Postcolonial Redesign of Iranian-Islamic Identity in Contemporary Iranian Industrial Design, with an Emphasis on the Concept of Borderline Agency

Volume 22, Issue 153
March 2026
Pages 21-30

Document Type : Original Research Article

Authors

Department of Industrial Design, Faculty of Design, Tabriz Islamic Art University, Iran

Abstract
Problem statement: In the context of postcolonial and globalization discourses, industrial design in peripheral countries, such as Iran, has evolved into a complex arena for redefining cultural, religious, and historical identities. Therefore, the comprehensive objective of the present study is to analyze how Iranian-Islamic identity is represented in contemporary Iranian industrial design, particularly under conditions where design is no longer viewed as a neutral activity but rather as a site of discursive and cultural contestation itself.
Research objective: This study aims to examine the re-articulation of Iranian–Islamic identity in contemporary Iranian industrial design through a postcolonial lens, with particular emphasis on the concept of border agency. It seeks to analyze the role of industrial designers as cultural agents operating within the tensions between the local and the global, tradition and modernity, and center and periphery, and to explore the possibilities and constraints of identity construction in this in-between condition.
Research method: The present study adopts a theoretical-analytical approach, utilizing the concept of “Borderline Agency “ as a framework to explain the designer’s position situated between the dualities of local/global, tradition/modernity, and center/periphery.
Conclusion: Through a discursive analysis of design artifacts and theoretical documents, the article demonstrates that Borderline Agency is both an opportunity and a challenge: on the one hand, it provides Iranian designers with the chance to recreate meaning and cultural agency; on the other, it exposes them to dualities, identity tensions, and pressures from the global market. The analysis indicates that many products designed in Iran carry efforts to integrate traditional elements with contemporary design language.
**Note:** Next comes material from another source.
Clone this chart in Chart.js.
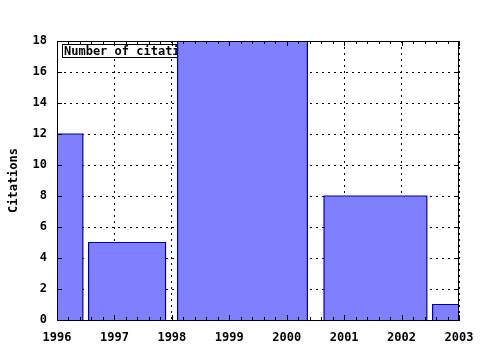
<!DOCTYPE html>
<html>
<head>
<meta charset="utf-8">
<script src="https://cdn.jsdelivr.net/npm/chart.js@4/dist/chart.umd.min.js"></script>
<style>
  html, body { margin: 0; padding: 0; background: #fff; }
  canvas { display: block; }
</style>
</head>
<body>
<canvas id="chart" width="480" height="350"></canvas>
<script>
// Citations per period (bars span from barStart to barEnd on the year axis)
const barStart  = [1996.0, 1996.55, 1998.10, 2000.65, 2002.54];
const barEnd    = [1996.45, 1997.89, 2000.36, 2002.44, 2003.0];
const citations = [12, 5, 18, 8, 1];
const seriesName = 'Number of citations';

const FONT = { family: 'DejaVu Sans Mono', size: 12, weight: 'bold' };

// one closed rectangle per bar, filled down to y = 0
const datasets = citations.map((v, i) => ({
  label: seriesName,
  data: [
    { x: barStart[i], y: 0 },
    { x: barStart[i], y: v },
    { x: barEnd[i],   y: v },
    { x: barEnd[i],   y: 0 },
  ],
  showLine: true,
  fill: 'origin',
  backgroundColor: '#8080ff',
  borderColor: '#0000a0',
  borderWidth: 1.2,
  pointRadius: 0,
  tension: 0,
}));

/* ── Key box, drawn under the bars ─────────────────── */
const keyBox = {
  id: 'keyBox',
  beforeDatasetsDraw(chart) {
    const { ctx, chartArea } = chart;
    ctx.save();
    ctx.font = `${FONT.weight} ${FONT.size}px "${FONT.family}"`;
    const x = chartArea.left + 5.5, y = chartArea.top + 3.5;
    const w = ctx.measureText(seriesName).width + 4, h = 13;
    ctx.fillStyle = '#fff';
    ctx.fillRect(x, y, w, h);
    ctx.strokeStyle = '#000';
    ctx.lineWidth = 1;
    ctx.strokeRect(x, y, w, h);
    ctx.fillStyle = '#000';
    ctx.textBaseline = 'middle';
    ctx.fillText(seriesName, x + 1.5, y + h / 2 + 0.5);
    ctx.restore();
  },
};

/* ── Frame + inward tick marks ─────────────────────── */
const frame = {
  id: 'frame',
  afterDatasetsDraw(chart) {
    const { ctx, chartArea: a, scales } = chart;
    ctx.save();
    ctx.strokeStyle = '#000';
    ctx.lineWidth = 1;
    ctx.strokeRect(Math.round(a.left) + 0.5, Math.round(a.top) + 0.5,
                   Math.round(a.right - a.left) - 1, Math.round(a.bottom - a.top));
    ctx.beginPath();
    for (let k = 0; k <= 35; k++) {
      const v = 1996 + k * 0.2;
      const px = Math.round(scales.x.getPixelForValue(v)) + 0.5;
      const len = k % 5 === 0 ? 5 : 3;
      ctx.moveTo(px, a.bottom); ctx.lineTo(px, a.bottom - len);
      ctx.moveTo(px, a.top);    ctx.lineTo(px, a.top + len);
    }
    for (let v = 0; v <= 18; v += 2) {
      const py = Math.round(scales.y.getPixelForValue(v)) + 0.5;
      ctx.moveTo(a.left, py);  ctx.lineTo(a.left + 5, py);
      ctx.moveTo(a.right, py); ctx.lineTo(a.right - 5, py);
    }
    ctx.stroke();
    ctx.restore();
  },
};

new Chart(document.getElementById('chart'), {
  type: 'scatter',
  data: { datasets },
  options: {
    responsive: false,
    animation: false,
    layout: { padding: { top: 41, right: 21, left: 0, bottom: 0 } },
    plugins: {
      legend:  { display: false },
      tooltip: { enabled: false },
    },
    scales: {
      x: {
        type: 'linear',
        min: 1996,
        max: 2003,
        afterFit: s => { s.height = 30; s.paddingLeft = 0; s.paddingRight = 0; },
        ticks: {
          stepSize: 1,
          color: '#000',
          font: FONT,
          padding: 11,
          maxRotation: 0,
          callback: v => String(v),
        },
        grid: { color: '#000', lineWidth: 1, drawTicks: false },
        border: { display: true, color: '#000', width: 1, dash: [2, 4] },
      },
      y: {
        min: 0,
        max: 18,
        afterFit: s => { s.width = 57; s.paddingTop = 0; s.paddingBottom = 0; },
        ticks: { stepSize: 2, color: '#000', font: FONT, padding: 10 },
        grid: { color: '#000', lineWidth: 1, drawTicks: false },
        border: { display: true, color: '#000', width: 1, dash: [2, 4] },
        title: { display: true, text: 'Citations', color: '#000', font: FONT, padding: { top: 7, bottom: 0 } },
      },
    },
  },
  plugins: [keyBox, frame],
});
</script>
</body>
</html>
However, this synthesis is not always successful or tension-free, as designers are compelled to operate in a ‘gray space’ between indigenization, modernization, and cultural representation. Furthermore, the findings reveal that industrial design in Iran has evolved beyond mere technical function and aesthetics, becoming an arena for cultural confrontation, negotiation, and even resistance—a site where the designer, as a border-agent, is engaged in a continuous process of meaning-making and identity-construction within an uneven power structure.